_Task description_: Repeat the material exactly from its first line to the line that includes "from bokeh.resources import INLINE". Skip pictures.
── Collected material
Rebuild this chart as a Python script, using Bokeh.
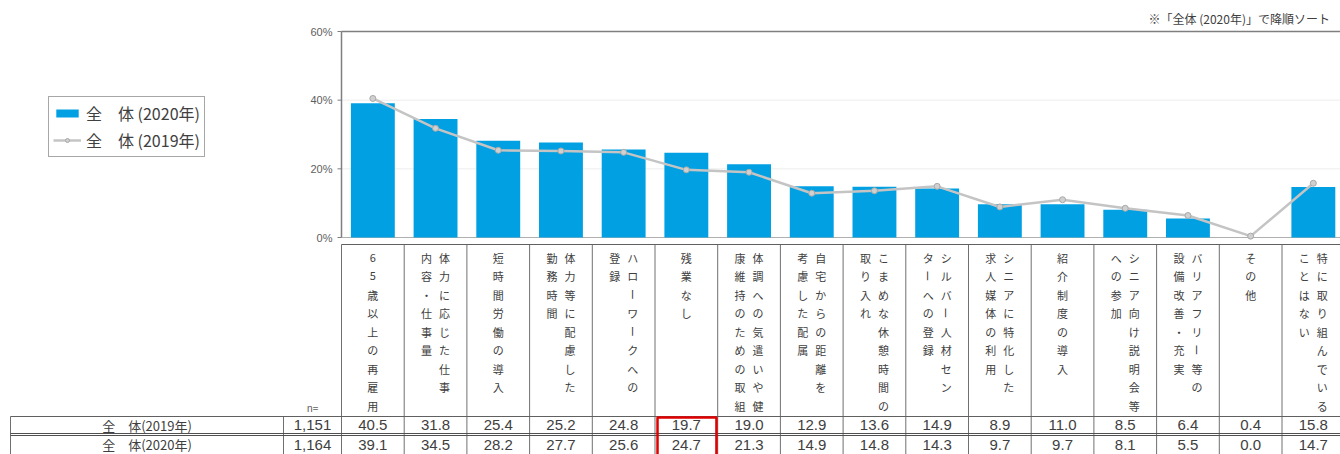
import math
from bokeh.plotting import figure
from bokeh.models import Range1d, Legend, LegendItem
from bokeh.layouts import column
from bokeh.core.properties import value
from bokeh.embed import file_html
from bokeh.resources import INLINE

# ---------------- data ----------------
categories = [
    "65歳以上の再雇用", "体力に応じた仕事内容・仕事量", "短時間労働の導入", "体力等に配慮した勤務時間",
    "ハローワークへの登録", "残業なし", "体調への気遣いや健康維持のための取組", "自宅からの距離を考慮した配属",
    "こまめな休憩時間の取り入れ", "シルバー人材センターへの登録", "シニアに特化した求人媒体の利用", "紹介制度の導入",
    "シニア向け説明会等への参加", "バリアフリー等の設備改善・充実", "その他", "特に取り組んでいることはない",
]
# vertical header text: columns read right-to-left (first entry = right column)
header_columns = [
    ["65歳以上の再雇用"],
    ["体力に応じた仕事", "内容・仕事量"],
    ["短時間労働の導入"],
    ["体力等に配慮した", "勤務時間"],
    ["ハローワークへの", "登録"],
    ["残業なし"],
    ["体調への気遣いや健", "康維持のための取組"],
    ["自宅からの距離を", "考慮した配属"],
    ["こまめな休憩時間の", "取り入れ"],
    ["シルバー人材セン", "ターへの登録"],
    ["シニアに特化した", "求人媒体の利用"],
    ["紹介制度の導入"],
    ["シニア向け説明会等", "への参加"],
    ["バリアフリー等の", "設備改善・充実"],
    ["その他"],
    ["特に取り組んでいる", "ことはない"],
]
values_2019 = [40.5, 31.8, 25.4, 25.2, 24.8, 19.7, 19.0, 12.9, 13.6, 14.9, 8.9, 11.0, 8.5, 6.4, 0.4, 15.8]
values_2020 = [39.1, 34.5, 28.2, 27.7, 25.6, 24.7, 21.3, 14.9, 14.8, 14.3, 9.7, 9.7, 8.1, 5.5, 0.0, 14.7]
n_values = ["1,151", "1,164"]
row_labels = ["全　体(2019年)", "全　体(2020年)"]
legend_labels = ["全　体 (2020年)", "全　体 (2019年)"]
y_ticks = [0, 20, 40, 60]
y_tick_labels = ["0%", "20%", "40%", "60%"]
note_text = "※「全体 (2020年)」で降順ソート"
highlight_category = "残業なし"

# ---------------- layout constants (pixels) ----------------
W = 1340
X0 = 341              # pixel of the first category boundary
COL = 62.7            # px per category
XSTART = -X0 / COL
XEND = (W - X0) / COL
H_CHART = 243
H_TABLE = 454 - H_CHART
FR_TOP, FR_BOT = 31, 237
PX_PER = (FR_BOT - FR_TOP) / (y_ticks[-1] - y_ticks[0])
Y_END = y_ticks[-1] + FR_TOP / PX_PER
Y_START = y_ticks[0] - (H_CHART - FR_BOT) / PX_PER

BLUE = "#00A0E2"
GREY_LINE = "#C4C4C4"
AXIS = "#7F7F7F"
TXT = "#404040"
JP = "Noto Sans CJK JP"

ncat = len(categories)
xs = [i + 0.5 for i in range(ncat)]

# ---------------- chart ----------------
p = figure(width=W, height=H_CHART, output_backend="svg", toolbar_location=None,
           x_range=Range1d(XSTART, XEND), y_range=Range1d(Y_START, Y_END),
           x_axis_location=None, y_axis_location=None,
           min_border_left=0, min_border_right=0, min_border_top=0, min_border_bottom=0)
p.outline_line_color = None
p.grid.visible = False

# light gridlines and frame lines
inner = y_ticks[1:-1]
p.segment(x0=[0] * len(inner), y0=inner, x1=[XEND] * len(inner), y1=inner,
          line_color="#EDEDED", line_width=1)
p.segment(x0=[0], y0=[y_ticks[0]], x1=[XEND], y1=[y_ticks[0]], line_color="#B0B0B0", line_width=1)

bars = p.vbar(x=xs, top=values_2020, width=0.7, fill_color=BLUE, line_color=None)
line = p.line(xs, values_2019, line_color=GREY_LINE, line_width=2.5)
pts = p.scatter(xs, values_2019, size=6, marker="circle", fill_color="#D0D0D0", line_color="#A8A8A8")

# y axis (line, ticks, labels) on the first category boundary
p.segment(x0=[0], y0=[y_ticks[0]], x1=[0], y1=[y_ticks[-1]], line_color=AXIS, line_width=1.5)
p.segment(x0=[0], y0=[y_ticks[-1]], x1=[XEND], y1=[y_ticks[-1]], line_color=AXIS, line_width=1.5)
p.segment(x0=[0] * len(y_ticks), y0=y_ticks, x1=[-4 / COL] * len(y_ticks), y1=y_ticks,
          line_color=AXIS, line_width=1)
p.text(x=[0] * len(y_ticks), y=y_ticks, text=y_tick_labels, x_offset=-9, text_align="right",
       text_baseline="middle", text_font=value("Liberation Sans"), text_font_size="11px",
       text_color="#606060")

# note at top right
p.text(x=[(1148 - X0) / COL], y=[y_ticks[-1] + 13 / PX_PER], text=[note_text], text_align="left",
       text_baseline="middle", text_font=value(JP), text_font_size="12px", text_color=TXT)

legend = Legend(items=[LegendItem(label=legend_labels[0], renderers=[bars]),
                       LegendItem(label=legend_labels[1], renderers=[line, pts])],
                location=(48, H_CHART - 157), orientation="vertical",
                label_text_font=JP, label_text_font_size="16px", label_text_color=TXT,
                glyph_width=28, glyph_height=10, label_height=10, spacing=3, padding=4,
                margin=0, label_standoff=5, border_line_color="#505050", border_line_width=1.5,
                background_fill_color="white", background_fill_alpha=1)
p.add_layout(legend)

# ---------------- table ----------------
t = figure(width=W, height=H_TABLE, output_backend="svg", toolbar_location=None,
           x_range=Range1d(XSTART, XEND), y_range=Range1d(H_TABLE, 0),
           x_axis_location=None, y_axis_location=None,
           min_border_left=0, min_border_right=0, min_border_top=0, min_border_bottom=0)
t.outline_line_color = None
t.grid.visible = False

def ty(page_y):
    return page_y - H_CHART

x_tab_left = (10 - X0) / COL
x_n_left = (283 - X0) / COL
y_head = ty(244)
y_row1 = ty(416)
y_dbl = [ty(433), ty(435)]
y_txt = [ty(424.5), ty(444)]
y_bottom = H_TABLE + 20

# grid lines of the table
t.segment(x0=list(range(ncat + 1)), y0=[y_head] * (ncat + 1), x1=list(range(ncat + 1)),
          y1=[y_bottom] * (ncat + 1), line_color="#707070", line_width=1)
t.segment(x0=[x_tab_left, x_n_left], y0=[y_row1] * 2, x1=[x_tab_left, x_n_left], y1=[y_bottom] * 2,
          line_color="#707070", line_width=1)
t.segment(x0=[0, x_tab_left], y0=[y_head, y_row1], x1=[XEND, XEND], y1=[y_head, y_row1],
          line_color="#606060", line_width=1.2)
t.segment(x0=[x_tab_left] * 2, y0=y_dbl, x1=[XEND] * 2, y1=y_dbl, line_color="#505050", line_width=1.2)

# vertical header text
hx, hy, ht, ha = [], [], [], []
step = 18.5
offset = 9 / COL
for i, cols in enumerate(header_columns):
    nc = len(cols)
    for j, col_text in enumerate(cols):
        cx = i + 0.5 if nc == 1 else i + 0.5 + offset - j * 2 * offset
        for k, ch in enumerate(col_text):
            hx.append(cx)
            hy.append(ty(257) + k * step)
            ht.append(ch)
            ha.append(-math.pi / 2 if ch == "ー" else 0.0)
t.text(x=hx, y=hy, text=ht, angle=ha, text_align="center", text_baseline="middle",
       text_font=value(JP), text_font_size="11px", text_color=TXT)

# values
for r, vals in enumerate([values_2019, values_2020]):
    t.text(x=xs, y=[y_txt[r]] * ncat, text=[f"{v:.1f}" for v in vals], text_align="center",
           text_baseline="middle", text_font=value("Liberation Sans"), text_font_size="15px",
           text_color=TXT)
lab_x = (x_tab_left + x_n_left) / 2
n_x = x_n_left / 2
t.text(x=[lab_x] * 2, y=y_txt, text=row_labels, text_align="center", text_baseline="middle",
       text_font=value(JP), text_font_size="13px", text_color=TXT)
t.text(x=[n_x] * 2, y=y_txt, text=n_values, text_align="center", text_baseline="middle",
       text_font=value("Liberation Sans"), text_font_size="15px", text_color=TXT)
t.text(x=[n_x], y=[ty(407)], text=["n="], text_align="center", text_baseline="middle",
       text_font=value(JP), text_font_size="10px", text_color="#606060")

# highlight box
hi = categories.index(highlight_category)
t.quad(left=[hi + 0.04], right=[hi + 0.98], top=[y_row1 + 1], bottom=[y_bottom],
       fill_color=None, line_color="#E00000", line_width=2.5)

layout = column(p, t, spacing=0)
open("out.html", "w").write(file_html(layout, INLINE))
────
_Task result_:
Rebuild this chart as a Python script, using Bokeh.
import math
from bokeh.plotting import figure
from bokeh.models import Range1d, Legend, LegendItem
from bokeh.layouts import column
from bokeh.core.properties import value
from bokeh.embed import file_html
from bokeh.resources import INLINE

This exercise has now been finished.